John writes: HOW MY WORK ON SELF-WORTH CAME TO BE:

Throughout 18 years of business coaching, I’ve often observed how a person’s relationship with themselves drives their behaviour towards clients, colleagues and peers. For example, when someone goes for an interview (or a first meeting), what is their intention?  Are they trying to impress, or are they trying to explore? Are they interested in making a good impression, or in how they might bring value to the role? Like the proverbial iceberg, self-worth is the 80% below the waterline, driving a multitude of behaviours above the waterline.

Then, in the years 2015-16, I got a personal lesson in self-worth. One after the other, I was hit by a series of personal losses (end of a relationship, project-failure, Brexit and its consequences, the death of my mother), and suddenly I was that person self-preoccupied with the “Who-the-hell-am-I” question. Though I might have intellectually understood the difference between conditional self-esteem and intrinsic self-worth, I found I was certainly not living it.

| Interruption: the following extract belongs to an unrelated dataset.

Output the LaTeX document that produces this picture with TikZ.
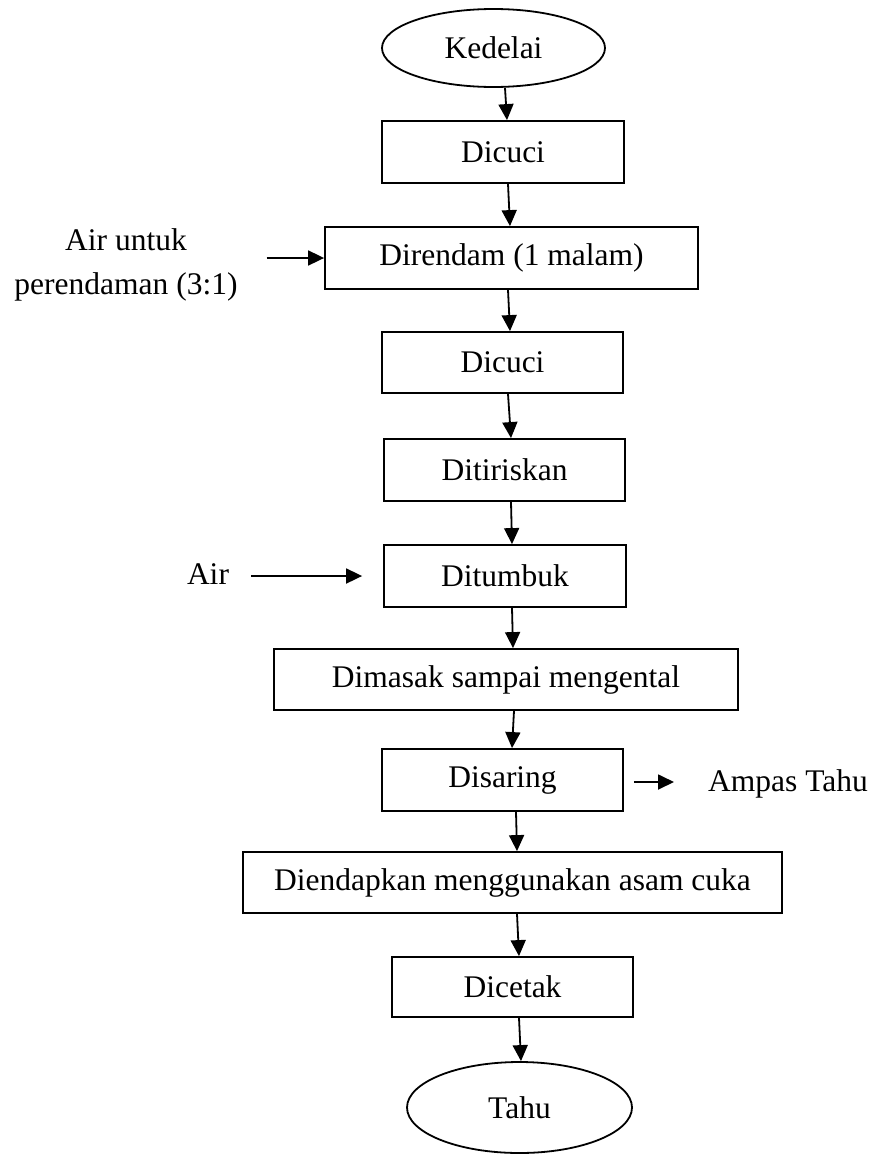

The Self-Worth Safari grew out of my own struggles and the subsequent discovery that I was not alone. It has turned into the adventure of a lifetime: the realisation that no matter what is happening around me, I can always be a friend to myself. Having piloted this with c. 120 people, we see the power of self-worth to transform careers, sales, confidence as well as a host of personal applications: from self-care to sense of purpose.